Please retype the data in full and exactly; the pictures are not part of the copy.

········

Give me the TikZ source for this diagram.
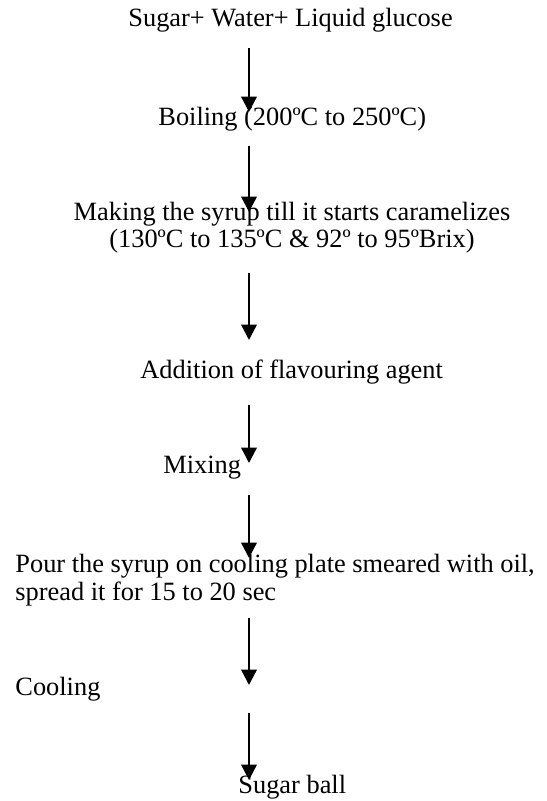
\documentclass[tikz,border=0pt]{standalone}
\usepackage{fontspec}
\setmainfont{Liberation Serif}
\usetikzlibrary{arrows.meta}

\begin{document}
\begin{tikzpicture}[x=0.455pt,y=-0.455pt,
		txt/.style={anchor=base west,inner sep=0pt,font=\fontsize{12}{12.5}\selectfont},
		flow/.style={-{Triangle[length=7pt,width=7pt]},line width=1.1pt}]
		\useasboundingbox (0,0) rectangle (546,801);
		\path
		node[txt] at (128,27) (ing) {Sugar+ Water+ Liquid glucose}
		node[txt] at (158,126) (boil) {Boiling (200ºC to 250ºC)}
		node[txt,anchor=base,align=center] at (292,248) (syr) {Making the syrup till it starts caramelizes\\(130ºC to 135ºC \& 92º to 95ºBrix)}
		node[txt] at (140,379) (flav) {Addition of flavouring agent}
		node[txt] at (163,473) (mix) {Mixing}
		node[txt,align=left] at (15,600) (pour) {Pour the syrup on cooling plate smeared with oil,\\spread it for 15 to 20 sec}
		node[txt] at (15,695) (cool) {Cooling}
		node[txt] at (238,793) (ball) {Sugar ball};
		\foreach \i/\top/\bot in {1/48/112,2/146/212,3/273/340,4/405/463,5/495/558,6/618/685,7/713/780}{
			\coordinate (a\i t) at (249,\top);
			\coordinate (a\i b) at (249,\bot);
			\draw[flow] (a\i t) -- (a\i b);
		}
	\end{tikzpicture}
\end{document}
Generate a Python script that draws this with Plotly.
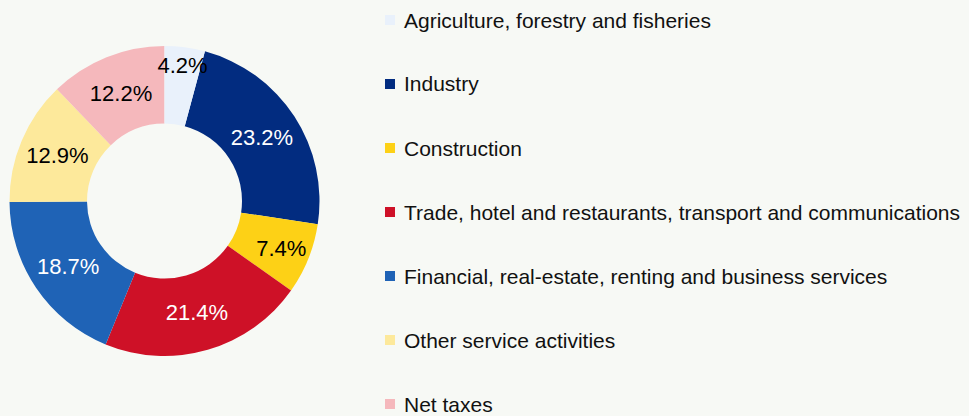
import plotly.graph_objects as go

sectors = [
    "Agriculture, forestry and fisheries",
    "Industry",
    "Construction",
    "Trade, hotel and restaurants, transport and communications",
    "Financial, real-estate, renting and business services",
    "Other service activities",
    "Net taxes",
]
shares = [4.2, 23.2, 7.4, 21.4, 18.7, 12.9, 12.2]
colors = ["#e9f1fb", "#022c80", "#fdd116", "#ce1127", "#1f63b6", "#fde99b", "#f5b8bc"]
label_colors = ["black", "white", "black", "white", "white", "black", "black"]

bg = "#f7f9f5"
W, H = 969, 416

# plotly draws slices in order; put the small first slice last so its label
# sits on top of the neighbours, and rotate so it still starts at 12 o'clock
order = list(range(1, len(sectors))) + [0]

fig = go.Figure()

fig.add_trace(go.Pie(
    labels=[sectors[i] for i in order],
    values=[shares[i] for i in order],
    sort=False,
    direction="clockwise",
    rotation=shares[0] / sum(shares) * 360,
    hole=0.5,
    marker=dict(colors=[colors[i] for i in order], line=dict(width=0)),
    texttemplate="%{value:.1f}%",
    textposition="inside",
    insidetextorientation="horizontal",
    textfont=dict(color=[label_colors[i] for i in order], size=22,
                  family="Liberation Sans, Arial"),
    showlegend=False,
    hoverinfo="label+percent",
    domain=dict(x=[9.5 / W, 319.5 / W], y=[60 / H, 370 / H]),
))

# legend drawn by hand: it runs past the bottom edge like the original
row_h = 64
for i, (name, c) in enumerate(zip(sectors, colors)):
    yc = 20 + i * row_h
    fig.add_shape(
        type="rect", xref="paper", yref="paper",
        x0=385 / W, x1=395 / W,
        y0=1 - (yc + 5) / H, y1=1 - (yc - 5) / H,
        fillcolor=c, line=dict(width=0),
    )
    fig.add_annotation(
        text=name, xref="paper", yref="paper",
        x=402 / W, y=1 - yc / H,
        xanchor="left", yanchor="middle",
        showarrow=False,
        font=dict(size=21, color="#111111"),
    )

fig.update_layout(
    width=W,
    height=H,
    margin=dict(l=0, r=0, t=0, b=0),
    paper_bgcolor=bg,
    font=dict(family="Liberation Sans, Arial", size=21, color="#111111"),
    uniformtext=dict(minsize=22, mode="show"),
)

fig.write_html("out.html", config={"displayModeBar": False},
               post_script="document.body.style.margin='0';")
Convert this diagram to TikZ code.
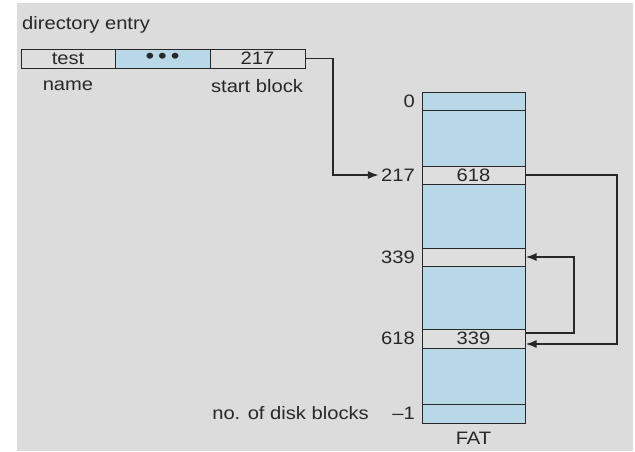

········

# [Response to this exercise]
Give me the TikZ source for this diagram.
\documentclass[tikz,border=0pt]{standalone}
\usepackage{fontspec}
\setmainfont{Liberation Serif}
\usetikzlibrary{arrows.meta}

\begin{document}
\begin{tikzpicture}[x=0.455pt,y=-0.455pt,
		txt/.style={anchor=base west,inner sep=0pt,font=\fontsize{12}{12.5}\selectfont},
		flow/.style={-{Triangle[length=7pt,width=7pt]},line width=1.1pt}]
		\useasboundingbox (0,0) rectangle (546,801);
		\path
		node[txt] at (128,27) (ing) {Sugar+ Water+ Liquid glucose}
		node[txt] at (158,126) (boil) {Boiling (200ºC to 250ºC)}
		node[txt,anchor=base,align=center] at (292,248) (syr) {Making the syrup till it starts caramelizes\\(130ºC to 135ºC \& 92º to 95ºBrix)}
		node[txt] at (140,379) (flav) {Addition of flavouring agent}
		node[txt] at (163,473) (mix) {Mixing}
		node[txt,align=left] at (15,600) (pour) {Pour the syrup on cooling plate smeared with oil,\\spread it for 15 to 20 sec}
		node[txt] at (15,695) (cool) {Cooling}
		node[txt] at (238,793) (ball) {Sugar ball};
		\foreach \i/\top/\bot in {1/48/112,2/146/212,3/273/340,4/405/463,5/495/558,6/618/685,7/713/780}{
			\coordinate (a\i t) at (249,\top);
			\coordinate (a\i b) at (249,\bot);
			\draw[flow] (a\i t) -- (a\i b);
		}
	\end{tikzpicture}
\end{document}
Generate a Python script that draws this with Plotly.
import plotly.graph_objects as go

sectors = [
    "Agriculture, forestry and fisheries",
    "Industry",
    "Construction",
    "Trade, hotel and restaurants, transport and communications",
    "Financial, real-estate, renting and business services",
    "Other service activities",
    "Net taxes",
]
shares = [4.2, 23.2, 7.4, 21.4, 18.7, 12.9, 12.2]
colors = ["#e9f1fb", "#022c80", "#fdd116", "#ce1127", "#1f63b6", "#fde99b", "#f5b8bc"]
label_colors = ["black", "white", "black", "white", "white", "black", "black"]

bg = "#f7f9f5"
W, H = 969, 416

# plotly draws slices in order; put the small first slice last so its label
# sits on top of the neighbours, and rotate so it still starts at 12 o'clock
order = list(range(1, len(sectors))) + [0]

fig = go.Figure()

fig.add_trace(go.Pie(
    labels=[sectors[i] for i in order],
    values=[shares[i] for i in order],
    sort=False,
    direction="clockwise",
    rotation=shares[0] / sum(shares) * 360,
    hole=0.5,
    marker=dict(colors=[colors[i] for i in order], line=dict(width=0)),
    texttemplate="%{value:.1f}%",
    textposition="inside",
    insidetextorientation="horizontal",
    textfont=dict(color=[label_colors[i] for i in order], size=22,
                  family="Liberation Sans, Arial"),
    showlegend=False,
    hoverinfo="label+percent",
    domain=dict(x=[9.5 / W, 319.5 / W], y=[60 / H, 370 / H]),
))

# legend drawn by hand: it runs past the bottom edge like the original
row_h = 64
for i, (name, c) in enumerate(zip(sectors, colors)):
    yc = 20 + i * row_h
    fig.add_shape(
        type="rect", xref="paper", yref="paper",
        x0=385 / W, x1=395 / W,
        y0=1 - (yc + 5) / H, y1=1 - (yc - 5) / H,
        fillcolor=c, line=dict(width=0),
    )
    fig.add_annotation(
        text=name, xref="paper", yref="paper",
        x=402 / W, y=1 - yc / H,
        xanchor="left", yanchor="middle",
        showarrow=False,
        font=dict(size=21, color="#111111"),
    )

fig.update_layout(
    width=W,
    height=H,
    margin=dict(l=0, r=0, t=0, b=0),
    paper_bgcolor=bg,
    font=dict(family="Liberation Sans, Arial", size=21, color="#111111"),
    uniformtext=dict(minsize=22, mode="show"),
)

fig.write_html("out.html", config={"displayModeBar": False},
               post_script="document.body.style.margin='0';")
Convert this diagram to TikZ code.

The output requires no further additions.